* start GIVEN DATA *
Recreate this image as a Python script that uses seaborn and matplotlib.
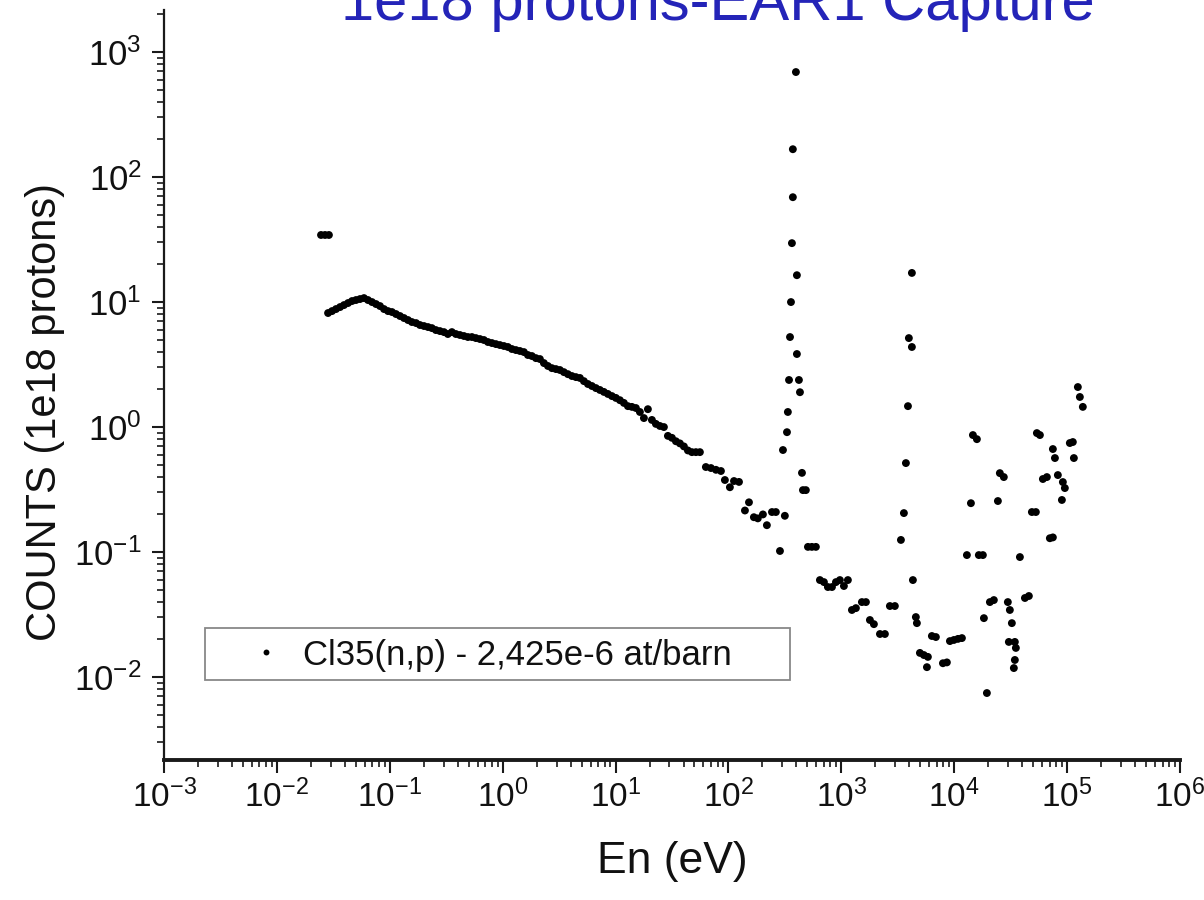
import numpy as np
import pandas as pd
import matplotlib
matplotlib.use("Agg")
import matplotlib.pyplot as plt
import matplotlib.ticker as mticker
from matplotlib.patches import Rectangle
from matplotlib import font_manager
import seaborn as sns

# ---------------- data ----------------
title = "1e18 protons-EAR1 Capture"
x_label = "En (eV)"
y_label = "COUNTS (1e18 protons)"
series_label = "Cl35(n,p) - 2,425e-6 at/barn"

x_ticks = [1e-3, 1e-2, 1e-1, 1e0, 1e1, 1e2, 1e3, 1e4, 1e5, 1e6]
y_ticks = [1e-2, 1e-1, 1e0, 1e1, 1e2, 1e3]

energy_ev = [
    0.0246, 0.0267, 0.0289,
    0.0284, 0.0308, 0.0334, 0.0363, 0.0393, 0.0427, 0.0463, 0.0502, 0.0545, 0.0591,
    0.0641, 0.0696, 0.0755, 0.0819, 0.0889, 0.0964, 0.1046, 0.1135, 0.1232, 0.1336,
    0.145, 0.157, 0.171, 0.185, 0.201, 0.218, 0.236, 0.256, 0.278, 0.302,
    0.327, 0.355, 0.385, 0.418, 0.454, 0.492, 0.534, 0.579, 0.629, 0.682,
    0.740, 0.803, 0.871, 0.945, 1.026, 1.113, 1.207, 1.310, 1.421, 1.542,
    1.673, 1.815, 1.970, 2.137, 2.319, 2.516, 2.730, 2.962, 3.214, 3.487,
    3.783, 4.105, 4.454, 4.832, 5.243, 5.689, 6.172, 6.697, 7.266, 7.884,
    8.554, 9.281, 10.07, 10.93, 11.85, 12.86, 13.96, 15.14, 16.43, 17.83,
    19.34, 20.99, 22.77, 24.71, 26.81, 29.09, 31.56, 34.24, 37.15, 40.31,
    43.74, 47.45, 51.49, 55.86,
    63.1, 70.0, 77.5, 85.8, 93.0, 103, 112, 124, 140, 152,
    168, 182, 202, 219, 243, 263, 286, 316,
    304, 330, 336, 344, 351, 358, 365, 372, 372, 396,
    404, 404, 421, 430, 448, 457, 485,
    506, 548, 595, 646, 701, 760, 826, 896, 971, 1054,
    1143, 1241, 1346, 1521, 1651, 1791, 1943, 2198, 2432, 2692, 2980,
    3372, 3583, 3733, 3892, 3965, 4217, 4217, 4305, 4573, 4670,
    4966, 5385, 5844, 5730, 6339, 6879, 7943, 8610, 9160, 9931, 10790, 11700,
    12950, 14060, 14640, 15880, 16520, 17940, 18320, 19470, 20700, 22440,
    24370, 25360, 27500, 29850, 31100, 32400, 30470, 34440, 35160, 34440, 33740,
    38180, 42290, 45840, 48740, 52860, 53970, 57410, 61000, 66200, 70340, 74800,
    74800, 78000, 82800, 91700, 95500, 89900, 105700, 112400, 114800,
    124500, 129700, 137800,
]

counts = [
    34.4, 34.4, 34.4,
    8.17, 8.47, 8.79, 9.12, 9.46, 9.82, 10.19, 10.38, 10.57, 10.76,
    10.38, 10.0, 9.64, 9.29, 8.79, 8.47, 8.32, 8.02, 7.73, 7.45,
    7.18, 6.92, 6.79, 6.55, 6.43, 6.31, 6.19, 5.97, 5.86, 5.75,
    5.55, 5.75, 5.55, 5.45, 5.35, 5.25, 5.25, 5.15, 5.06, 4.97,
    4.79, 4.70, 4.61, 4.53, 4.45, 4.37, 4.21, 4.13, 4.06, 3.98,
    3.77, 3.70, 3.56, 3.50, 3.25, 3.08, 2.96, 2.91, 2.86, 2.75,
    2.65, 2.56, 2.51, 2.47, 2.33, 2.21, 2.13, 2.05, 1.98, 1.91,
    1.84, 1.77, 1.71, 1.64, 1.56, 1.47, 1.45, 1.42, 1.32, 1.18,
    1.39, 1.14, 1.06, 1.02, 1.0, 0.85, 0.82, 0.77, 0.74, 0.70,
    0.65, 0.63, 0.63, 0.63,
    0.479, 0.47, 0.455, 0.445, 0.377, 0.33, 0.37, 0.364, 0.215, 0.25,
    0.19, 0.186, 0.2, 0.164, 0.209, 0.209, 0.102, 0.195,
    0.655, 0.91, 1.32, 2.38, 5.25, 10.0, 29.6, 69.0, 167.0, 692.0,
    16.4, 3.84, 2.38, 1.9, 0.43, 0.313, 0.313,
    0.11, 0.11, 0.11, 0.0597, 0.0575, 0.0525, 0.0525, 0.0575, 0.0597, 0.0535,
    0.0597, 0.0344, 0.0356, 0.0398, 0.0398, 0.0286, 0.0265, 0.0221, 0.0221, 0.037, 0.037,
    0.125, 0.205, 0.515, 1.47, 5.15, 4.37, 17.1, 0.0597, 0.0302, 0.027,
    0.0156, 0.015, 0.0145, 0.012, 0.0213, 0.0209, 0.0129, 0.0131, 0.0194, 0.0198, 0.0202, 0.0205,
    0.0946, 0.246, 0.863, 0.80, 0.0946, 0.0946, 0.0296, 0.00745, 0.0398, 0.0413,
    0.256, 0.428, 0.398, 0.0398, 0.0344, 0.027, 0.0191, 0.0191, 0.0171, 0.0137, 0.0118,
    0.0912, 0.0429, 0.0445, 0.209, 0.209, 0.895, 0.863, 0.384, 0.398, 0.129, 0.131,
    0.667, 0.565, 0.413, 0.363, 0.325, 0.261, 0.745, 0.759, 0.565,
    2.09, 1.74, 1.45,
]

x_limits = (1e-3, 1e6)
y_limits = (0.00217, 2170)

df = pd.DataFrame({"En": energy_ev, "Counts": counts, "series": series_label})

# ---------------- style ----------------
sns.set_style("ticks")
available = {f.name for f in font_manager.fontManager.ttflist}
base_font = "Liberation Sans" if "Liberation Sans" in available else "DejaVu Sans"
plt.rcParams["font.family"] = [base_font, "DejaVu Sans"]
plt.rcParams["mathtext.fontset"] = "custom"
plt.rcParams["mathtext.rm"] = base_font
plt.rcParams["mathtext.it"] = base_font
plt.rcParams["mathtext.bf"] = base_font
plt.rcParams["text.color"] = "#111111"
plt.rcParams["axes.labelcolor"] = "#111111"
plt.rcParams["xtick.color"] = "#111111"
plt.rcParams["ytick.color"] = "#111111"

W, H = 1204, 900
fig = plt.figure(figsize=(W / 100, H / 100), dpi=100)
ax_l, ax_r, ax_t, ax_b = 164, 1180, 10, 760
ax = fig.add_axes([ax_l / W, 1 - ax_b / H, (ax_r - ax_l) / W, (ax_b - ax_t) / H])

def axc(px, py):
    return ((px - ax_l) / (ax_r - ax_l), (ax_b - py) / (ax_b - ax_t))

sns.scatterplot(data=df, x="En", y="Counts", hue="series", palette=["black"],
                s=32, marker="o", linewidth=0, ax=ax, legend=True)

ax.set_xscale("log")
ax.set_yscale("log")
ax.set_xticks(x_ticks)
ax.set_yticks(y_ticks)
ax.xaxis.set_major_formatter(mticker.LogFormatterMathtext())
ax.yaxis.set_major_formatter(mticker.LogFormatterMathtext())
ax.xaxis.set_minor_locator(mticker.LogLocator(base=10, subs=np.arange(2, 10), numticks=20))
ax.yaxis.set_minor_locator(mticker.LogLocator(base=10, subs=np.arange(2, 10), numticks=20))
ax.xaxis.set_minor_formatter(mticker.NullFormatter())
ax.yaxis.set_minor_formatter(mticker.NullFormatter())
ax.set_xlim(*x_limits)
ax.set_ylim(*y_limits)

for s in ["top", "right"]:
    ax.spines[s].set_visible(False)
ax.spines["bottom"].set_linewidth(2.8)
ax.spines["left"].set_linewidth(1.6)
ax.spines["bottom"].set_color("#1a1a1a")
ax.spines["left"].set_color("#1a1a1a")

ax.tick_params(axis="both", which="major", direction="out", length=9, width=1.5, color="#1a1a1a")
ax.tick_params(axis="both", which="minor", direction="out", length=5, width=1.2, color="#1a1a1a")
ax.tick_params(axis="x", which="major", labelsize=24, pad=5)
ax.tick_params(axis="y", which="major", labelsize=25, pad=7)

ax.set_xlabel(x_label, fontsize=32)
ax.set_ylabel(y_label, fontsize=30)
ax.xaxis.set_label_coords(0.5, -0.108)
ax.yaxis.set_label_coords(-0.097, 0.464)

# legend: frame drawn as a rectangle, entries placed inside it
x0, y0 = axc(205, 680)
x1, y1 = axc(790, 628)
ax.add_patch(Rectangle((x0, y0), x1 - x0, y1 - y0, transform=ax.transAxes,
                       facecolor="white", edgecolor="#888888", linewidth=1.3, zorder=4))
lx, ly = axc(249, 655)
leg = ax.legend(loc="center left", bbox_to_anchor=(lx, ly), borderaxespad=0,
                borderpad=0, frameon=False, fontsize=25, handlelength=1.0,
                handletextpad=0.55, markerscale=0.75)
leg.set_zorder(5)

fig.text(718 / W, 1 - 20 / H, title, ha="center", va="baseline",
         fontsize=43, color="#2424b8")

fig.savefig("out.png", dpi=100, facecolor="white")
* end GIVEN DATA *
Extract the lines exactly, please: the first line of the listing, the line with "y_ticks = [1e-2, 1e-1, 1e0, 1e1, 1e2, 1e3]", and every line between them, but no pictures.

Recreate this image as a Python script that uses seaborn and matplotlib.
import numpy as np
import pandas as pd
import matplotlib
matplotlib.use("Agg")
import matplotlib.pyplot as plt
import matplotlib.ticker as mticker
from matplotlib.patches import Rectangle
from matplotlib import font_manager
import seaborn as sns

# ---------------- data ----------------
title = "1e18 protons-EAR1 Capture"
x_label = "En (eV)"
y_label = "COUNTS (1e18 protons)"
series_label = "Cl35(n,p) - 2,425e-6 at/barn"

x_ticks = [1e-3, 1e-2, 1e-1, 1e0, 1e1, 1e2, 1e3, 1e4, 1e5, 1e6]
y_ticks = [1e-2, 1e-1, 1e0, 1e1, 1e2, 1e3]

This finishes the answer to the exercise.